| Dataset section |
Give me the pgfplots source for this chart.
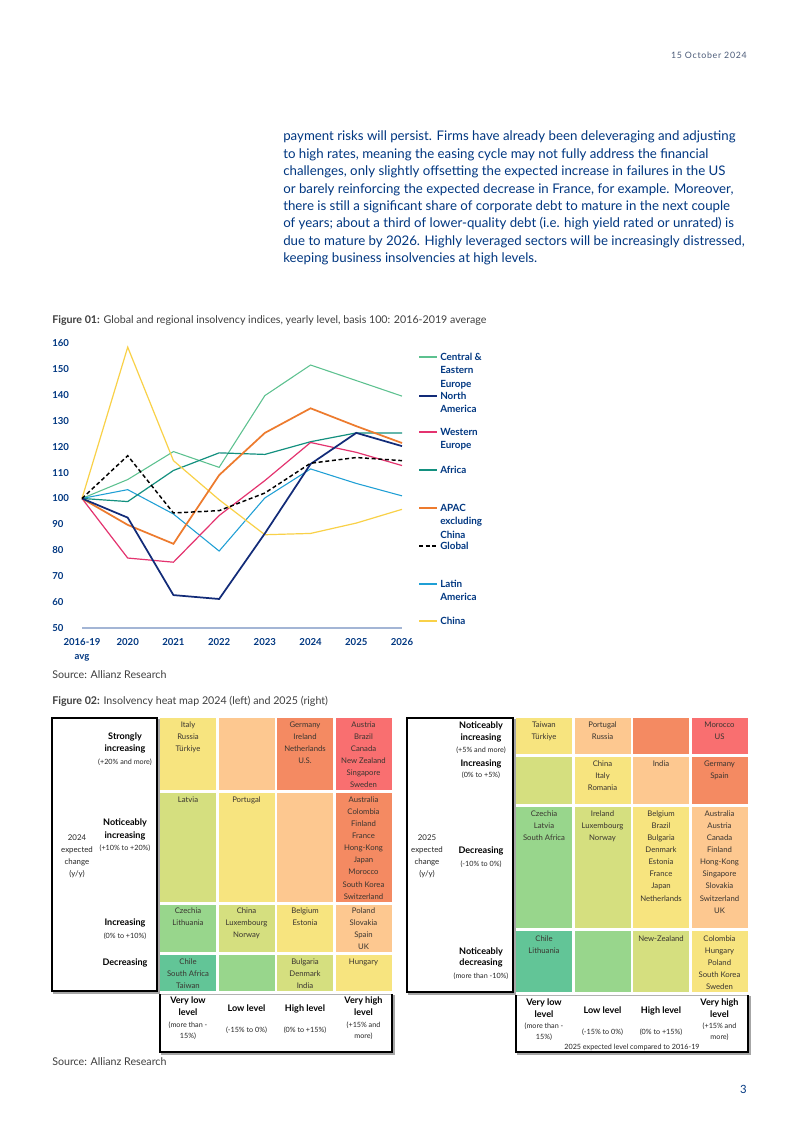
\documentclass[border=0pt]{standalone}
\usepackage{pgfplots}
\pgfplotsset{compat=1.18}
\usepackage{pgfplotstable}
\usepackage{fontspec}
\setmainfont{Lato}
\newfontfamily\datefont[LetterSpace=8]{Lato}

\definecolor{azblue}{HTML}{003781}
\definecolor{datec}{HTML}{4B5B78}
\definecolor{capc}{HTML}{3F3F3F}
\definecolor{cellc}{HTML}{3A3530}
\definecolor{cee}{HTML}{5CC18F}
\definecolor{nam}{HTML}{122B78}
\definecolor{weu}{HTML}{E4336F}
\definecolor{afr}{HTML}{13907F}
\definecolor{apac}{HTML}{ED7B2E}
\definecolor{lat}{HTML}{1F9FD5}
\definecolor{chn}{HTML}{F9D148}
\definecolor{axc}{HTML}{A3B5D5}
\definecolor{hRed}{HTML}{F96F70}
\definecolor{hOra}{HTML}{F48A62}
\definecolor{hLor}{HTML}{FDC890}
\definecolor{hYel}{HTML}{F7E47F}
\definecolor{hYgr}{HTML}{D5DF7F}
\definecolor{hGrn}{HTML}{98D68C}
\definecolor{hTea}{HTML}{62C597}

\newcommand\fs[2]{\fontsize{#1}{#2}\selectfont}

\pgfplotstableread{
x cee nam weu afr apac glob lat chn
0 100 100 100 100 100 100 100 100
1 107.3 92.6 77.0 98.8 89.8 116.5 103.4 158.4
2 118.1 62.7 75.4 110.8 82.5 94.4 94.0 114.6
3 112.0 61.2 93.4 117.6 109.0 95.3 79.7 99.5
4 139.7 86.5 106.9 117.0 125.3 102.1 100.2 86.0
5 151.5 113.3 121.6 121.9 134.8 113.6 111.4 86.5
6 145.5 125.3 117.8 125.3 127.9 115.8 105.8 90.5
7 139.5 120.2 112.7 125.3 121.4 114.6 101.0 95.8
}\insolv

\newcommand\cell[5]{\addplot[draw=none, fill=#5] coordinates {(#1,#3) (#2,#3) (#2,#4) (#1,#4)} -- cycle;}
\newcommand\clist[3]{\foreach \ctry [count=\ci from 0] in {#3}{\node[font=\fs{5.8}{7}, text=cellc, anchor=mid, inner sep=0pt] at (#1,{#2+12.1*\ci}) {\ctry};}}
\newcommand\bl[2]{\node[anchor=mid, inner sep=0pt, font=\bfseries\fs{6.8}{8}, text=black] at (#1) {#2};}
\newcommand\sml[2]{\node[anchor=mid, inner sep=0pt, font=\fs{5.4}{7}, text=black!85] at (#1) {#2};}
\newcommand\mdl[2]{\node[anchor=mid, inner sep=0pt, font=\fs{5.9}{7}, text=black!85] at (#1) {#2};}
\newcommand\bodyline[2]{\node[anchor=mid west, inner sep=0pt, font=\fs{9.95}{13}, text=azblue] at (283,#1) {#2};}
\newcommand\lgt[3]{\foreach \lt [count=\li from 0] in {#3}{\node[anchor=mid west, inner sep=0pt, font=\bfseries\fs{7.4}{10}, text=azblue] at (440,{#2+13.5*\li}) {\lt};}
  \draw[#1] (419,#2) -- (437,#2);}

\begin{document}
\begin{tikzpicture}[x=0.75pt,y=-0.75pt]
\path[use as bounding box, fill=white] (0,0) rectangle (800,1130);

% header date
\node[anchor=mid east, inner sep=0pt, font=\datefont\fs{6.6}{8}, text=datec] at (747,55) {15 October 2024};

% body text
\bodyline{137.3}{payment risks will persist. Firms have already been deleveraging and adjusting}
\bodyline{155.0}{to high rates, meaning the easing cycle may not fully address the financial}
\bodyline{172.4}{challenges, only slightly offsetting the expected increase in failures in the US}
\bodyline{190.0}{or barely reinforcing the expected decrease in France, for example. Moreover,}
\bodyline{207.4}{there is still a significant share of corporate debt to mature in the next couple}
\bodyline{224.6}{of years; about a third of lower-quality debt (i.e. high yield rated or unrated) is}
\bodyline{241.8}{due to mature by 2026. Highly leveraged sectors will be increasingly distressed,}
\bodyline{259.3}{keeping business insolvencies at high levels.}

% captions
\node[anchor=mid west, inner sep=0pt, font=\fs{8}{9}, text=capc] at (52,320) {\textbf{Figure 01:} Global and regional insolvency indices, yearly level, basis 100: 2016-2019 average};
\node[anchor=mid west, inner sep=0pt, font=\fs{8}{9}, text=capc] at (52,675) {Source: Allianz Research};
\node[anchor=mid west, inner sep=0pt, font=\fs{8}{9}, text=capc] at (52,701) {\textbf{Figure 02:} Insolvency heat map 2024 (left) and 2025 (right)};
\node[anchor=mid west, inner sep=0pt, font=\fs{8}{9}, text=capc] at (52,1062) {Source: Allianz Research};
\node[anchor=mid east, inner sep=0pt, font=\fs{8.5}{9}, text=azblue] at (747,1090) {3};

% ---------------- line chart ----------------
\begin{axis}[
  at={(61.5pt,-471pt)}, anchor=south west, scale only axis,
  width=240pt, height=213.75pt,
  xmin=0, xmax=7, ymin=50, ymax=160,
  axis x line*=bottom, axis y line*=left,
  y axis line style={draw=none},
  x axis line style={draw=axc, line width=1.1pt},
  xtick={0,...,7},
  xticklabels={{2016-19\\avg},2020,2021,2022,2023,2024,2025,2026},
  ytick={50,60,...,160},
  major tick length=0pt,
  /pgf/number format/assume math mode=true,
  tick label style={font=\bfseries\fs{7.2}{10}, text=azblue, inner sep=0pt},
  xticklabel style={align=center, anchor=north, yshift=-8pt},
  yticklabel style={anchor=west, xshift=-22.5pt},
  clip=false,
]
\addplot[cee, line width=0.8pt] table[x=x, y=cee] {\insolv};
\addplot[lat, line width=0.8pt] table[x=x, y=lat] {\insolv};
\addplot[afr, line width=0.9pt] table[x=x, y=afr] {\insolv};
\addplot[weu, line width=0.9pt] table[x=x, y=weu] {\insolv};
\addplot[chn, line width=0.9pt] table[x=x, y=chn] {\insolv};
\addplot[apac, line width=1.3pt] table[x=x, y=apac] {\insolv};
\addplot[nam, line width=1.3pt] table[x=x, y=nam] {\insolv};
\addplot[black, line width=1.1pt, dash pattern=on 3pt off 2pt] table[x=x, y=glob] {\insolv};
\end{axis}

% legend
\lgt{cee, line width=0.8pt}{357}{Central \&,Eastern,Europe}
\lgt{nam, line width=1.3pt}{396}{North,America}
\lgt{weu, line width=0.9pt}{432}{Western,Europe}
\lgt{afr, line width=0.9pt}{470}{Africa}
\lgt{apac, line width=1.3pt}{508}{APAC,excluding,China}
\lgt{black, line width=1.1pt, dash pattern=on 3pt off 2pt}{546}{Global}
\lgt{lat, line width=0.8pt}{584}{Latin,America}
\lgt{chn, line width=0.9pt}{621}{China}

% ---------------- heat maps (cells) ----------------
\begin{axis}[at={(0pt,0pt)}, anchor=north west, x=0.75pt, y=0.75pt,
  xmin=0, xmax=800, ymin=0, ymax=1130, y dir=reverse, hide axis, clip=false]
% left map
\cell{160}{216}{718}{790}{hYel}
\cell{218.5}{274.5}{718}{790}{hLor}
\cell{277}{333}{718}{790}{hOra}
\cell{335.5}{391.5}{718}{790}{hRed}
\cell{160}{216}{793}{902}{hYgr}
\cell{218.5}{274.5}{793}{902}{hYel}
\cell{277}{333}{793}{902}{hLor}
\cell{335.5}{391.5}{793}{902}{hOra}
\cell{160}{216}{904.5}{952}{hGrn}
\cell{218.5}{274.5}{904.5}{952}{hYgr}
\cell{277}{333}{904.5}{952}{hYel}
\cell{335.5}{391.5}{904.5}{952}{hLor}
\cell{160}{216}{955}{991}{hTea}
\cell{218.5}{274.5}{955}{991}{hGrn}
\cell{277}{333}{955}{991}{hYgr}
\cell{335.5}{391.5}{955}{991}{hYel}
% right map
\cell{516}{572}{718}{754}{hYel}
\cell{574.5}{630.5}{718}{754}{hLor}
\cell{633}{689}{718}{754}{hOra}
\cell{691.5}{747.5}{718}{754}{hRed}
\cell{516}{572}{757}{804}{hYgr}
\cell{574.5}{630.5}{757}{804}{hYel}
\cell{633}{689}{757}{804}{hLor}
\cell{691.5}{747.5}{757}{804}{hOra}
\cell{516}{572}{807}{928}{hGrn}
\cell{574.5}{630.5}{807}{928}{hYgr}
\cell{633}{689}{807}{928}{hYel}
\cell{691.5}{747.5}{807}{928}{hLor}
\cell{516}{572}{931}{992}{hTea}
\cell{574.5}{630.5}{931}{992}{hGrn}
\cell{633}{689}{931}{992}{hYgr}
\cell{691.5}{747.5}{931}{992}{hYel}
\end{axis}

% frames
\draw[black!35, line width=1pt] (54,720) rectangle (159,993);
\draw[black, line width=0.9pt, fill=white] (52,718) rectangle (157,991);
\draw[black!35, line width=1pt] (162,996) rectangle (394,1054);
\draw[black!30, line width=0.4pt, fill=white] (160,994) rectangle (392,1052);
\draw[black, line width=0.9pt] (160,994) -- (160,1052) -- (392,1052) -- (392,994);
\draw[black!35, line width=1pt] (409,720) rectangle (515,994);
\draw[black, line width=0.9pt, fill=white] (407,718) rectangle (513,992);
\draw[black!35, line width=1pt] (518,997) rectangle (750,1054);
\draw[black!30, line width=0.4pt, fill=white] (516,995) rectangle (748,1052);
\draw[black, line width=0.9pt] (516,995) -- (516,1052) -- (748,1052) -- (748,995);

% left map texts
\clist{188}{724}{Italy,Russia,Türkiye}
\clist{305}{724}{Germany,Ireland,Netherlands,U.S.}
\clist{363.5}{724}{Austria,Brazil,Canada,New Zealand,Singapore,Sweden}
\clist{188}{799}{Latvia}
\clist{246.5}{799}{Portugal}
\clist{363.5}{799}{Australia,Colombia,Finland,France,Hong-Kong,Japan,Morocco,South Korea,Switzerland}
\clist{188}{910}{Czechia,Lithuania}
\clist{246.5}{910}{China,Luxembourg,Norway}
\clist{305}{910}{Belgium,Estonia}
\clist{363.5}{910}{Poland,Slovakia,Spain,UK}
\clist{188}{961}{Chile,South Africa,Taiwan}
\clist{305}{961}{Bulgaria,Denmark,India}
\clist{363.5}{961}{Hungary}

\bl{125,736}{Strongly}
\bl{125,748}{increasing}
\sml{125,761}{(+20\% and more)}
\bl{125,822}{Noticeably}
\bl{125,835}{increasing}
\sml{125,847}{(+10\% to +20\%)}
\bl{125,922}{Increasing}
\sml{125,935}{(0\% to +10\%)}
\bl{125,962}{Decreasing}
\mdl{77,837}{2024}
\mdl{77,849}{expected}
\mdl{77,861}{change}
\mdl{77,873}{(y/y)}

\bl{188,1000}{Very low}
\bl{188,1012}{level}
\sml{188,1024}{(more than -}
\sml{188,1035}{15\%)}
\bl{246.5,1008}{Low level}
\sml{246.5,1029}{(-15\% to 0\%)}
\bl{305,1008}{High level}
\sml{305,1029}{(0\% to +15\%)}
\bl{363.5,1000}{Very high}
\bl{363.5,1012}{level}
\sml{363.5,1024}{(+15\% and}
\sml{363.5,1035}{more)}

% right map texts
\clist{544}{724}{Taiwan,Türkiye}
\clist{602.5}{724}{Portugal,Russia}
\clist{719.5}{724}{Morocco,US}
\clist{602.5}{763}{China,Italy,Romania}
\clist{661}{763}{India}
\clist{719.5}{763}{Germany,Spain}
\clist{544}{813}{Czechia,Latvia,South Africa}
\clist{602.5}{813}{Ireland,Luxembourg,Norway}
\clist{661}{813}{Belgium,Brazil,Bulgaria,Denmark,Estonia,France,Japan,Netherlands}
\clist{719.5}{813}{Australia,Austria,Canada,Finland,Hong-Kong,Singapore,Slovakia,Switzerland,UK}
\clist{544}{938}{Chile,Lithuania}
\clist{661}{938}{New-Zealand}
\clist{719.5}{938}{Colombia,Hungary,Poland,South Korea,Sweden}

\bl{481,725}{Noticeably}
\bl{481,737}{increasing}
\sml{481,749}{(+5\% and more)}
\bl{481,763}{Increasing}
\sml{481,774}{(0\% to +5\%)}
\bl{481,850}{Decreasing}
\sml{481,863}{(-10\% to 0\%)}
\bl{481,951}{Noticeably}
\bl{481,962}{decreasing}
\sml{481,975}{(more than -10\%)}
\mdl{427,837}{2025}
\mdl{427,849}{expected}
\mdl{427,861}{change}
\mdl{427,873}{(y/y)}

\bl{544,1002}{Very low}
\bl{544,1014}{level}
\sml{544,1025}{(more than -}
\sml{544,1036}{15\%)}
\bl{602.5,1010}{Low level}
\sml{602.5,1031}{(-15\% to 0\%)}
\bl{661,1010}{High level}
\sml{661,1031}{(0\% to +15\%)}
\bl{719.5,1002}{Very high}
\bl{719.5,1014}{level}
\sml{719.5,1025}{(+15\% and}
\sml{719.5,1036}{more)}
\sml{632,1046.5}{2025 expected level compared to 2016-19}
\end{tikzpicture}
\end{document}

| Description of the task |
Count each line above in which the string "chart" appears, then state only the total.

| In response |
2